Secondly, Sound Check and Volume Limit adjust the volume of every track and restrict the maximum output of the phone which reduces what you can get out quality wise. We just want the pure music at the volume it was recorded at, not louder, not quieter. Turn these options off as well.


Now that we’ve got the iPhone set to output unadulterated sound, let’s look at alternate ways to hear the music. One of the most popular ways to sidestep the built in speaker is to go for an external speaker which you can connect with either a wire or via Bluetooth. Basic speakers such as the Elac’s Z3 are leagues better.

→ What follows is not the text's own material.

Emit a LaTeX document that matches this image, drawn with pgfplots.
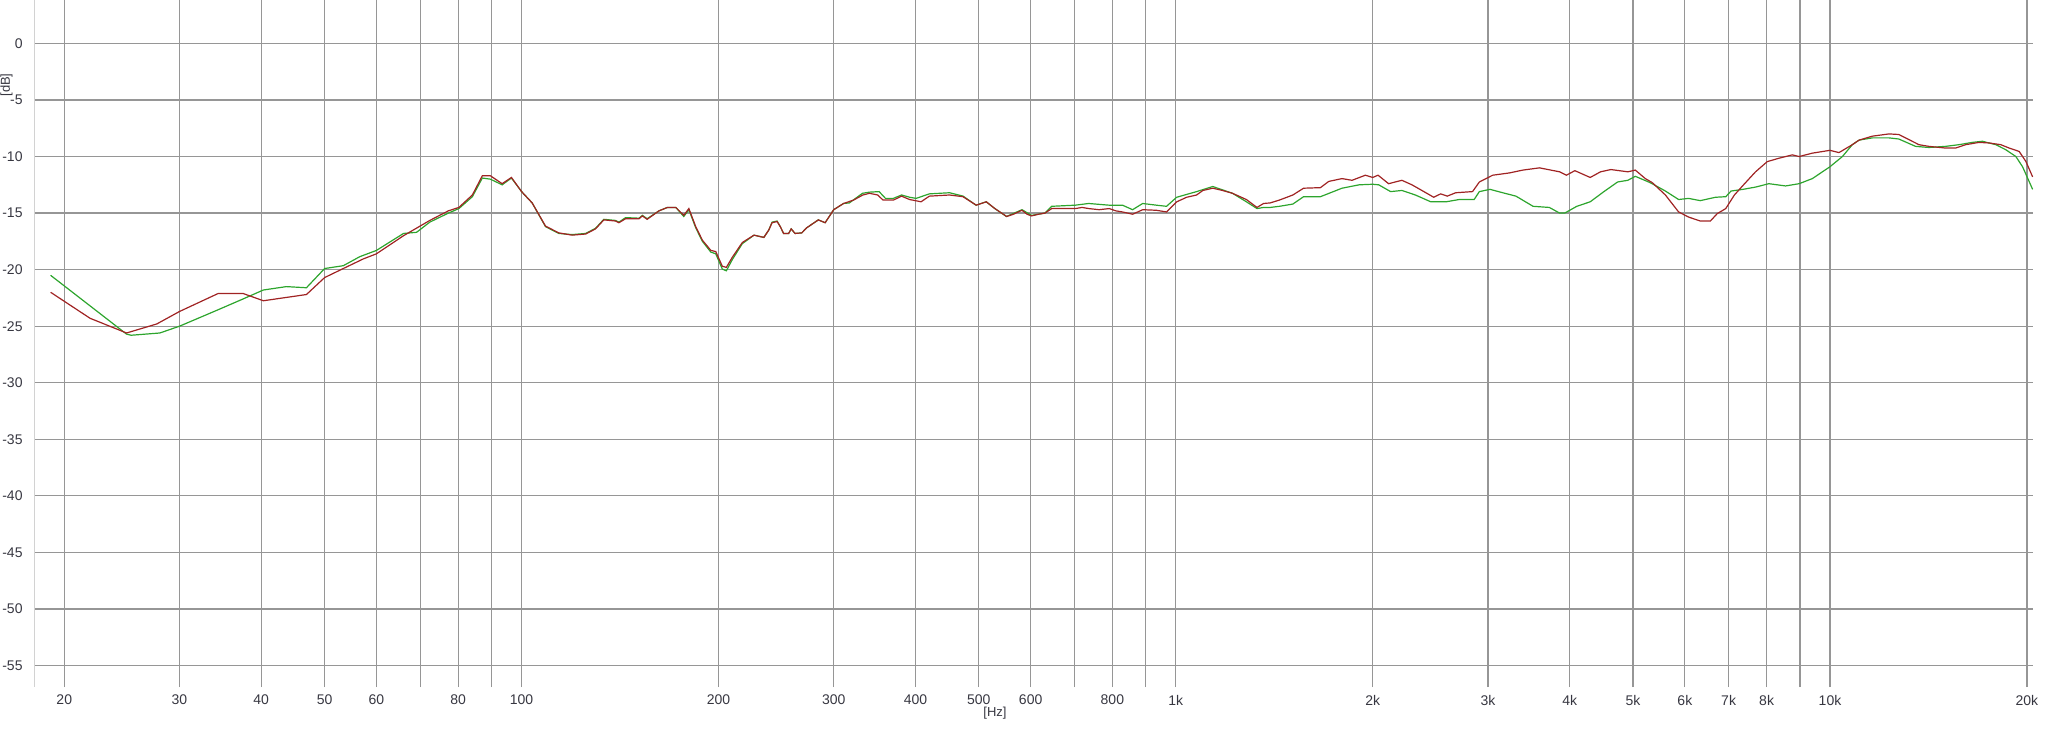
\documentclass[border=0pt]{standalone}
\usepackage{fontspec}
\setmainfont{Liberation Sans}
\usepackage{pgfplots}
\pgfplotsset{compat=1.18}
\definecolor{gridc}{RGB}{150,150,150}
\definecolor{redc}{RGB}{160,35,35}
\definecolor{greenc}{RGB}{45,165,45}
\definecolor{labc}{RGB}{55,55,65}
\begin{document}
\begin{tikzpicture}[x=1pt,y=1pt]
\begin{axis}[
 at={(0,0)}, anchor=south west,
 scale only axis, width=999.5pt, height=343.5pt,
 xmode=log, log basis x=10,
 xmin=17.98, xmax=20434, ymin=-56.9, ymax=3.84,
 xtick={20,30,40,50,60,80,100,200,300,400,500,600,800,1000,2000,3000,4000,5000,6000,7000,8000,10000,20000},
 xticklabels={20,30,40,50,60,80,100,200,300,400,500,600,800,1k,2k,3k,4k,5k,6k,7k,8k,10k,20k},
 minor xtick={70,90,700,900,9000},
 ytick={-55,-50,-45,-40,-35,-30,-25,-20,-15,-10,-5,0},
 grid=both,
 major grid style={gridc, line width=0.6pt},
 minor grid style={gridc, line width=0.6pt},
 major tick length=0pt, minor tick length=0pt,
 axis line style={draw=none},
 tick label style={font=\fontsize{7}{8}\selectfont, text=labc},
 /pgf/number format/assume math mode=true,
 yticklabel style={anchor=east, xshift=-2.2pt},
 xticklabel style={anchor=center, yshift=-6.5pt},
 clip=true,
]
\draw[gray!35, line width=0.6pt] (rel axis cs:0,0) -- (rel axis cs:0,1);
\addplot[greenc, line width=0.6pt] coordinates {
(19.06,-20.5)(24.9,-25.7)(25.3,-25.8)(28.0,-25.6)(30.0,-25.0)(34.2,-23.6)(37.5,-22.6)(40.3,-21.8)(43.7,-21.5)(46.9,-21.6)(50.0,-19.9)(53.4,-19.65)(56.6,-18.85)(60.0,-18.3)(66.0,-16.8)(69.1,-16.7)(72.4,-15.8)(77.3,-15.0)(80.2,-14.6)(84.1,-13.55)(87.1,-11.9)(89.6,-12.0)(93.4,-12.5)(96.5,-11.9)(100,-13.1)
(103.8,-14.1)(108.8,-16.2)(114.0,-16.8)(119.5,-16.9)(125.3,-16.8)(129.7,-16.35)(133.6,-15.55)(139.2,-15.65)(140.9,-15.8)(144.2,-15.4)(151.2,-15.45)(153.0,-15.2)(155.6,-15.5)(162.2,-14.8)(167.1,-14.5)(172.1,-14.5)(177.0,-15.3)(180.2,-14.7)(184.6,-16.3)(189.0,-17.5)(194.7,-18.45)(198.1,-18.6)(202.7,-19.95)(205.6,-20.1)(210.0,-19.1)(217.5,-17.7)(226.6,-16.95)(234.6,-17.15)(238.7,-16.5)(241.5,-15.8)(245.8,-15.7)(248.6,-16.2)(251.5,-16.8)(256.0,-16.8)(258.3,-16.4)(261.9,-16.8)(268.1,-16.75)(272.8,-16.3)(284.2,-15.6)(291.1,-15.85)(300,-14.7)(310.6,-14.15)(317,-14.1)
(332,-13.25)(340,-13.15)(352,-13.1)(360,-13.7)(370,-13.7)(381,-13.4)(392,-13.6)(401,-13.7)(420,-13.3)(451,-13.2)(473,-13.5)(495,-14.3)(513,-14.0)(529,-14.6)(551,-15.3)(582,-14.7)(602,-15.2)(631,-15.0)(646,-14.4)(702,-14.3)(736,-14.15)(791,-14.3)(829,-14.3)(859,-14.7)(890,-14.15)(934,-14.3)(968,-14.4)(1003,-13.6)(1076,-13.1)(1139,-12.65)(1221,-13.25)(1282,-14.0)(1331,-14.6)(1362,-14.5)(1394,-14.5)
(1440,-14.4)(1510,-14.2)(1568,-13.55)(1664,-13.55)(1795,-12.8)(1907,-12.5)(2000,-12.45)(2043,-12.5)(2130,-13.1)(2216,-13.0)(2324,-13.4)(2453,-14.0)(2590,-14.0)(2711,-13.8)(2858,-13.8)(2911,-13.1)(3022,-12.9)(3160,-13.2)(3311,-13.5)(3517,-14.4)(3724,-14.5)(3861,-15.0)(3931,-15.0)(4102,-14.4)(4300,-14.0)(4513,-13.1)(4735,-12.25)(4909,-12.1)(5040,-11.75)(5282,-12.25)(5348,-12.4)
(5603,-13.05)(5870,-13.8)(6079,-13.7)(6335,-13.9)(6683,-13.6)(6929,-13.55)(7059,-13.05)(7364,-12.9)(7696,-12.7)(8065,-12.4)(8553,-12.6)(8971,-12.4)(9397,-11.95)(10000,-10.9)(10446,-10.0)(10818,-8.95)(11075,-8.55)(11606,-8.35)(12306,-8.35)(12741,-8.45)(13513,-9.1)(14164,-9.2)(15021,-9.1)(15750,-8.95)(16500,-8.75)(17100,-8.65)(17926,-8.95)(18570,-9.4)(19237,-10.0)(19698,-10.9)(20405,-12.9)
};
\addplot[redc, line width=0.6pt] coordinates {
(19.06,-22.0)(21.9,-24.3)(24.9,-25.6)(27.7,-24.8)(30.0,-23.7)(34.4,-22.1)(37.5,-22.1)(40.3,-22.75)(46.9,-22.2)(50.0,-20.7)(53.4,-19.9)(57.3,-19.05)(60.0,-18.6)(66.0,-17.0)(72.4,-15.65)(77.3,-14.8)(80.2,-14.5)(84.1,-13.4)(87.1,-11.7)(89.6,-11.7)(93.4,-12.4)(96.5,-11.85)(100,-13.1)
(103.8,-14.1)(108.8,-16.15)(114.0,-16.75)(119.5,-16.95)(125.3,-16.85)(129.7,-16.4)(133.6,-15.6)(139.2,-15.7)(140.9,-15.85)(144.2,-15.5)(151.2,-15.5)(153.0,-15.25)(155.6,-15.55)(162.2,-14.8)(167.1,-14.5)(172.1,-14.5)(177.0,-15.2)(180.2,-14.6)(184.6,-16.2)(189.0,-17.4)(194.7,-18.3)(198.1,-18.4)(202.7,-19.7)(205.6,-19.8)(210.0,-18.9)(217.5,-17.6)(226.6,-16.95)(234.6,-17.15)(238.7,-16.5)(241.5,-15.85)(245.8,-15.75)(248.6,-16.2)(251.5,-16.8)(256.0,-16.8)(258.3,-16.4)(261.9,-16.8)(268.1,-16.75)(272.8,-16.3)(284.2,-15.6)(291.1,-15.85)(300,-14.7)(310.6,-14.15)(321.7,-13.85)
(332.4,-13.4)(340.3,-13.25)(350.3,-13.4)(356.9,-13.85)(370.2,-13.85)(380.9,-13.5)(391.9,-13.8)(400,-13.9)(408,-14.0)(420.1,-13.5)(451,-13.4)(472.8,-13.55)(495.5,-14.3)(513.4,-14.0)(528.9,-14.6)(551.5,-15.3)(564.7,-15.1)(581.9,-14.75)(592.6,-15.1)(601.9,-15.25)(616.7,-15.1)(631.1,-15.0)(646.2,-14.6)(669.4,-14.6)(702.2,-14.6)(719.1,-14.5)(736.3,-14.6)(763.6,-14.7)(791.2,-14.6)(809.7,-14.8)(829.1,-14.9)(859.2,-15.1)(890.1,-14.7)(933.8,-14.75)(968.1,-14.9)(1003.5,-14.0)(1039,-13.6)(1076,-13.4)(1100,-13.0)(1139,-12.8)(1179,-13.0)(1221,-13.25)(1282,-13.8)(1331,-14.5)(1362,-14.15)(1394,-14.1)
(1440,-13.85)(1510,-13.4)(1568,-12.8)(1664,-12.75)(1713,-12.2)(1795,-11.95)(1860,-12.1)(1949,-11.65)(2000,-11.85)(2038,-11.65)(2115,-12.4)(2216,-12.1)(2296,-12.5)(2378,-13.0)(2479,-13.6)(2540,-13.3)(2600,-13.5)(2679,-13.2)(2842,-13.1)(2911,-12.25)(3051,-11.65)(3235,-11.45)(3391,-11.2)(3597,-11.0)(3861,-11.35)(3954,-11.65)(4074,-11.25)(4300,-11.85)(4459,-11.35)(4625,-11.15)(4909,-11.35)(5040,-11.2)(5220,-11.95)
(5348,-12.3)(5603,-13.4)(5870,-14.9)(6079,-15.35)(6335,-15.7)(6564,-15.7)(6723,-15.05)(6929,-14.6)(7143,-13.4)(7364,-12.55)(7696,-11.35)(8018,-10.45)(8354,-10.15)(8759,-9.85)(8971,-10.0)(9397,-9.7)(10000,-9.45)(10322,-9.65)(10818,-8.95)(11075,-8.55)(11606,-8.2)(12306,-8.0)(12741,-8.05)(13199,-8.5)(13673,-8.95)(14164,-9.1)(15021,-9.25)(15563,-9.25)(16126,-8.95)(16899,-8.75)(17508,-8.8)(18242,-8.95)(18792,-9.25)(19464,-9.55)(19934,-10.45)(20405,-11.8)
};
\end{axis}
\node[rotate=90, inner sep=0pt, font=\fontsize{6.5}{7.5}\selectfont, text=labc] at (-13.8,301) {[dB]};
\node[font=\fontsize{6.5}{7.5}\selectfont, text=labc] at (480.5,-13) {[Hz]};
\pgfresetboundingbox
\path[use as bounding box] (-17,-21.5) rectangle (1007,343.5);
\end{tikzpicture}
\end{document}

These types of devices are very portable and range in price up to about $300. The bluetooth 4.0 AptX transmission codec used by the best speakers is very close to CD quality and does a very good job at maintaining most of the sound of your files and some of these little speakers will surprise you. Check out the ones we’ve selected. They’re the good ones. For slightly higher quality sound you can connect via Wi-Fi to the many AirPlay compatible speakers such as the Peachtree Audio’s DB3, or M24 and M25 stereo Speakers. These offer high quality “boombox” size sound for moderate sized rooms and are very simple to set up to play directly from your iPhone with almost no setup. While not hi-fi, this next level of sound is pleasant enough to give you good bass and at times even a nice natural midrange. Investing in any of these basic upgrades will massively improve your music enjoyment and save you from the party blahs of phone-in-cup-sound.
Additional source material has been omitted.